Aquél párrafo tan terrible de Foucault –la ley nace de masacres, conquistas, ciudades incendiadas, tierras desvastadas- podría haberle dado un epígrafe al artículo “Muerte lenta: castigo detallado”, en donde Said describe lo que los judíos hicieron pasar a los israelíes a la hora de conquistar sus tierras: asesinato directo, escamoteo de la vida cotidiana, alambres electrificados, tanques, ametralladoras, humillaciones, saqueos, torturas, niños muertos; cuadro dantesco que para el autor evoca los pormenores de “En la colonia penitenciaria”, uno de los cuentos más pavorosos de Kafka.
Más aún, hay momentos en el que algunos representantes del Estado Israelí, como Merón Benvenisti, dejan de lado las distorsiones del discurso oficial admitiendo sin reparos que la violencia es la única base de su poder: “les hemos conquistado, así que ¿por qué hemos de sentirnos culpables?”
[6]. Estas palabras representan lo que es, en términos foucaultianos, un discurso histórico-político cuya sinceridad se contrapone al discurso filosófico-jurídico más propio del sionismo norteamericano.

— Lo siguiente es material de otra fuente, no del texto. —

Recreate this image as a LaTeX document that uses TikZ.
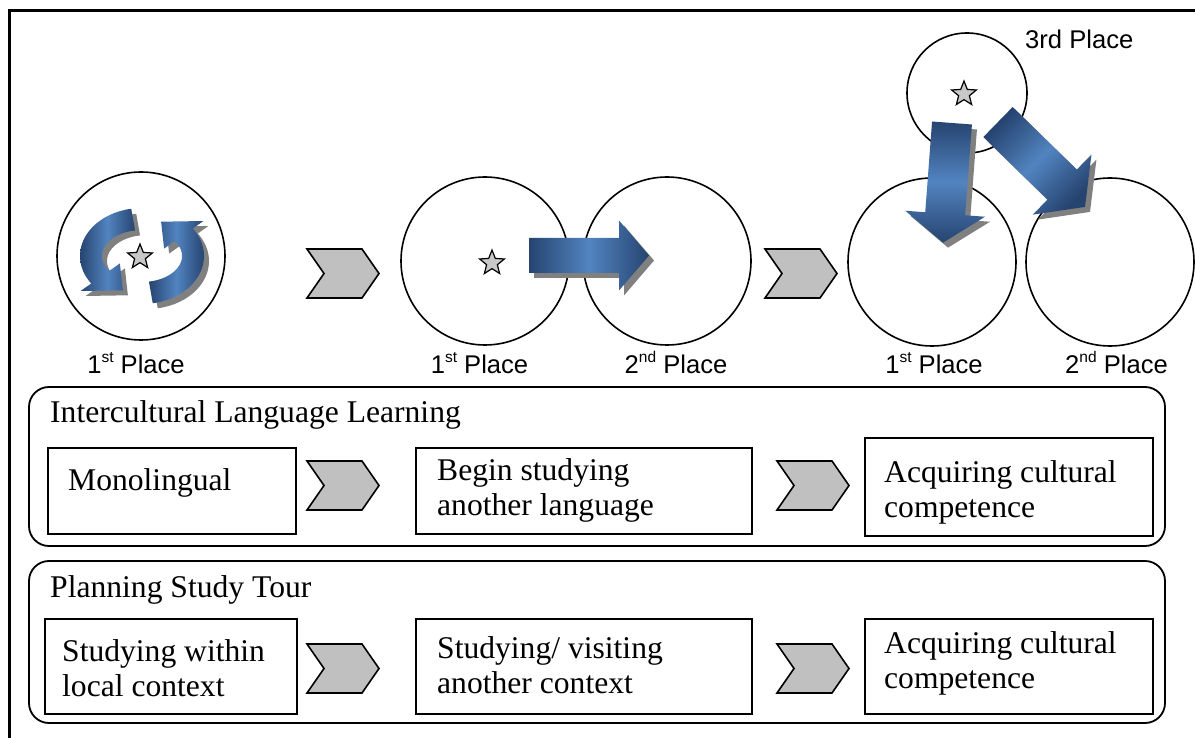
\documentclass[tikz,border=0pt]{standalone}
\usepackage{fontspec}
\setmainfont{Liberation Serif}
\newfontfamily\arialfont{Liberation Sans}
\usetikzlibrary{shapes.geometric}
\definecolor{arrdark}{RGB}{38,68,112}
\definecolor{arrlight}{RGB}{82,132,192}
\definecolor{shadowgray}{RGB}{128,128,128}
\definecolor{chevgray}{RGB}{192,192,192}
\definecolor{stargray}{RGB}{200,200,200}
\newcommand\sups[1]{\raisebox{10.5pt}{\fontsize{15.5}{16}\selectfont #1}}
\newcommand\twoline[2]{\begin{tabular}[t]{@{}l@{}}#1\\#2\end{tabular}}
% fat block arrow: tail, angle, length, body half width, head half width, head length, shading
\newcommand\fatarrow[7]{%
  \fill[shadowgray, shift={(5,5)}, shift={#1}, rotate=#2] (0,-#4) -- ({#3-#6},-#4) -- ({#3-#6},-#5) -- (#3,0) -- ({#3-#6},#5) -- ({#3-#6},#4) -- (0,#4) -- cycle;
  \shade[#7, shift={#1}, rotate=#2] (0,-#4) -- ({#3-#6},-#4) -- ({#3-#6},-#5) -- (#3,0) -- ({#3-#6},#5) -- ({#3-#6},#4) -- (0,#4) -- cycle;
}
% curled arrow around the first place: tail angle, head base angle, tip angle
\newcommand\curlarrow[3]{%
  \fill[shadowgray, shift={(5,5)}] plot[domain=#1:#2, samples=40] ({142+62*cos(\x)},{256-48*sin(\x)}) -- ({142+75*cos(#2)},{256-61*sin(#2)}) -- ({142+51*cos(#3)},{256-37*sin(#3)}) -- ({142+27*cos(#2)},{256-13*sin(#2)}) -- plot[domain=#2:#1, samples=40] ({142+40*cos(\x)},{256-26*sin(\x)}) -- cycle;
  \shade[left color=arrdark, right color=arrdark, middle color=arrlight] plot[domain=#1:#2, samples=40] ({142+62*cos(\x)},{256-48*sin(\x)}) -- ({142+75*cos(#2)},{256-61*sin(#2)}) -- ({142+51*cos(#3)},{256-37*sin(#3)}) -- ({142+27*cos(#2)},{256-13*sin(#2)}) -- plot[domain=#2:#1, samples=40] ({142+40*cos(\x)},{256-26*sin(\x)}) -- cycle;
}
\newcommand\chevron[3]{%
  \coordinate (#1) at (#2,#3);
  \draw[chevstyle] (#1) -- ++(55,0) -- ++(17,24.5) -- ++(-17,24.5) -- ++(-55,0) -- ++(17,-24.5) -- cycle;
}
\tikzset{
  ring/.style={circle, draw, line width=1.6pt, inner sep=0pt},
  startag/.style={star, star points=5, star point ratio=2.3, draw, line width=1.2pt, fill=stargray, minimum size=26pt, inner sep=0pt},
  placelabel/.style={font=\arialfont\fontsize{25.6}{30}\selectfont, anchor=base, inner sep=0pt},
  chevstyle/.style={draw, line width=1.6pt, fill=chevgray, line join=miter},
  panel/.style={draw, rounded corners=20pt, line width=1.8pt, inner sep=0pt},
  stagebox/.style={draw, line width=1.6pt, inner sep=0pt},
  boxtext/.style={font=\fontsize{31.6}{35}\selectfont, anchor=base west, inner sep=0pt},
}
\begin{document}
\begin{tikzpicture}[x=1pt, y=-1pt]
\useasboundingbox (0,0) rectangle (1195,738);
% frame (top and left)
\coordinate (frBL) at (9,738);
\coordinate (frTL) at (9,11);
\coordinate (frTR) at (1195,11);
\draw[line width=3pt] (frBL) -- (frTL) -- (frTR);

% circles
\node[ring, minimum size=168pt] (c1) at (141,256) {};
\node[ring, minimum size=168pt] (c2) at (485,261) {};
\node[ring, minimum size=168pt] (c3) at (667,261) {};
\node[ring, minimum size=168pt] (c4) at (932,262) {};
\node[ring, minimum size=168pt] (c5) at (1110,262) {};
\node[ring, minimum size=120pt] (c6) at (967,93) {};

% stars
\node[startag] (s1) at (140,257) {};
\node[startag] (s2) at (492,263) {};
\node[startag] (s6) at (964,94) {};

% curled arrows in first place
\curlarrow{100}{215}{248}
\curlarrow{280}{395}{428}

% block arrows
\fatarrow{(529,255.5)}{0}{120}{17.5}{35}{30}{left color=arrdark, right color=arrdark, middle color=arrlight}
\fatarrow{(952,123)}{-94.3}{120}{20}{40}{29}{top color=arrdark, bottom color=arrdark, middle color=arrlight}
\fatarrow{(998,122)}{-44.3}{121.6}{21}{42}{32}{left color=arrdark, right color=arrdark, middle color=arrlight, shading angle=45}

% chevrons between places
\chevron{chA}{307}{249}
\chevron{chB}{765}{249}

% place labels
\node[placelabel] (l1) at (136,373) {1\sups{st} Place};
\node[placelabel] (l2) at (479.5,373) {1\sups{st} Place};
\node[placelabel] (l3) at (676,373) {2\sups{nd} Place};
\node[placelabel] (l4) at (934,373) {1\sups{st} Place};
\node[placelabel] (l5) at (1116.5,373) {2\sups{nd} Place};
\node[placelabel, anchor=base west] (l6) at (1025,49) {3rd Place};

% panel 1
\node[panel, minimum width=1136pt, minimum height=159pt] (p1) at (597,466.5) {};
\node[boxtext] (p1t) at (50,422) {Intercultural Language Learning};
\node[stagebox, minimum width=248pt, minimum height=86pt] (bA) at (172,491) {};
\node[stagebox, minimum width=336pt, minimum height=86pt] (bB) at (584,491) {};
\node[stagebox, minimum width=288pt, minimum height=98pt] (bC) at (1009,487) {};
\node[boxtext] (tA) at (68,490) {Monolingual};
\node[boxtext] (tB) at (437,480) {\twoline{Begin studying}{another language}};
\node[boxtext] (tC) at (884,482) {\twoline{Acquiring cultural}{competence}};
\chevron{chC}{307}{461}
\chevron{chD}{777}{461}

% panel 2
\node[panel, minimum width=1136pt, minimum height=162pt] (p2) at (597,642) {};
\node[boxtext] (p2t) at (50,597) {Planning Study Tour};
\node[stagebox, minimum width=252pt, minimum height=95pt] (bD) at (171,666.5) {};
\node[stagebox, minimum width=336pt, minimum height=95pt] (bE) at (584,666.5) {};
\node[stagebox, minimum width=288pt, minimum height=95pt] (bF) at (1009,666.5) {};
\node[boxtext] (tD) at (62,661) {\twoline{Studying within}{local context}};
\node[boxtext] (tE) at (437,658) {\twoline{Studying/ visiting}{another context}};
\node[boxtext] (tF) at (884,653) {\twoline{Acquiring cultural}{competence}};
\chevron{chE}{307}{644}
\chevron{chF}{777}{644}
\end{tikzpicture}
\end{document}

En resumen, es evidente que en un hecho concreto de la política contemporánea los principios fundados por Nietzsche se nos muestran comprobados: el poder, servido de la violencia, es el hecho fundador de un Estado que, una vez establecido, construye mediante cierto discurso ideológico una legitimación de su existencia y una desvalorización del contrincante vencido, operación susceptible de ser identificada por el intelectual mediante la mirada crítica de la historia.





[1] Para Benjamín la violencia mítica subyace a la violencia positiva de los hombres en tanto que irrumpe en la vida sin otra razón de ser que su presencia misma, la imposición de su poder sobre los otros. Desde un punto de vistas más histórico, Foucault también apela a la mitología para decir que la violencia late en la historia, y que los mitos siempre conllevan una guerra permanente y las grandes victorias de personajes gigantescos, origen brutal de un sistema de leyes posteriormente encubierta por la racionalización de la dialéctica jurídica.
[2] Este criterio místico-teológico resulta inconciliable con la hermenéutica nietzscheana. No obstante sostiene la premisa de algún tipo de voluntad de poder que impera por encima de todo lo que existe.

[3] La condición árabe. Said, Edward. Textos sobre Palestina, representación y violencia (2000-2003)
[4] El sionismo norteamericano (y III). Said, Edward. Textos sobre Palestina, representación y violencia (2000-2003)
[5] Propaganda y guerra. Said, Edward. Textos sobre Palestina, representación y violencia (2000-2003)
[6] El sionismo norteamericano: el verdadero problema (I). Said, Edward. Textos sobre Palestina, representación y violencia (2000-2003).